I can't explain the behaviour of trim_mean()
in Scipy.stats
.
I learned that trimmed mean calculates the average of a series of numbers after discarding given parts of a probability distribution.
In the following example, I got the result as 6.1111
from scipy.stats import trim_mean
data = [1, 2, 2, 3, 4, 30, 4, 4, 5]
trim_percentage = 0.05 # Trim 5% from each end
result = trim_mean(sorted(data), trim_percentage)
print(f"result = {result}")
result = 6.111111111111111
However, I expect that 1 and 30 will be cut out, because they fall under the 5 percentile and above the 95 percentile.
When I do it manually:
import numpy as np
data = [1, 2, 2, 3, 4, 30, 4, 4, 5]
p5, p95 = np.percentile(data, [5, 95])
print(f"The 5th percentile = {p5}\nThe 95th percentile = {p95}")
trim_average = np.mean(list(filter(lambda x: x if p5 < x < p95 else 0, data)))
print(f"trimmed average = {trim_average}")
I got this:
The 5th percentile = 1.4
The 95th percentile = 19.999999999999993
trimmed average = 3.4285714285714284
Does this mean the trim_mean()
treats each number separately and assumes a uniform distribution? The proportiontocut
is explained as "Fraction to cut off of both tails of the distribution". But why it behaves like if the distribution were not considered?

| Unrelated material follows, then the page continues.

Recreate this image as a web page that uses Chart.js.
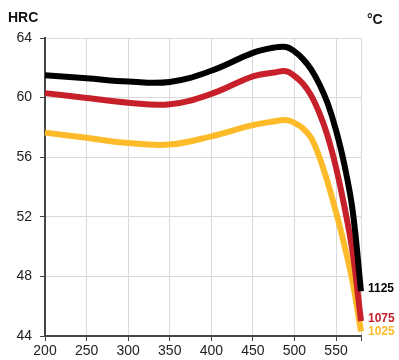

The phrasing in the documentation should be more precise: it cuts a fraction of the observations in your sample. You have 9 values, and 5% of 9 values is 0.45 values. However, it can't cut off a fraction of a value. The documentation states that it
Slices off less if proportion results in a non-integer slice index
So in your case, zero values are cut from both ends before taking the mean.
import numpy as np
from scipy import stats
x = [1, 2, 2, 3, 4, 30, 4, 4, 5]
np.mean(x) # 6.111111111111111
stats.trim_mean(x, 0.05) # 6.111111111111111
You can verify that the result changes when proportiontocut
exceeds 1/len(data)
:
from scipy import stats
x = [1, 2, 2, 3, 4, 30, 4, 4, 5]
p = 1 / len(x)
eps = 1e-15
stats.trim_mean(x, p-eps) # 6.111111111111111
stats.trim_mean(x, p+eps) # 3.4285714285714284
This behavior appears to be consistent with the description of a trimmed mean on Wikipedia, at least:
This number of points to be discarded is usually given as a percentage of the total number of points, but may also be given as a fixed number of points... For example, given a set of 8 points, trimming by 12.5% would discard the minimum and maximum value in the sample: the smallest and largest values, and would compute the mean of the remaining 6 points.
SciPy does not have a function that trims based on percentiles (of which there are many conventions). For that, you'd need to write your own function, or perhaps there is such a function in another library.
Please consider opening an issue about improving the documentation.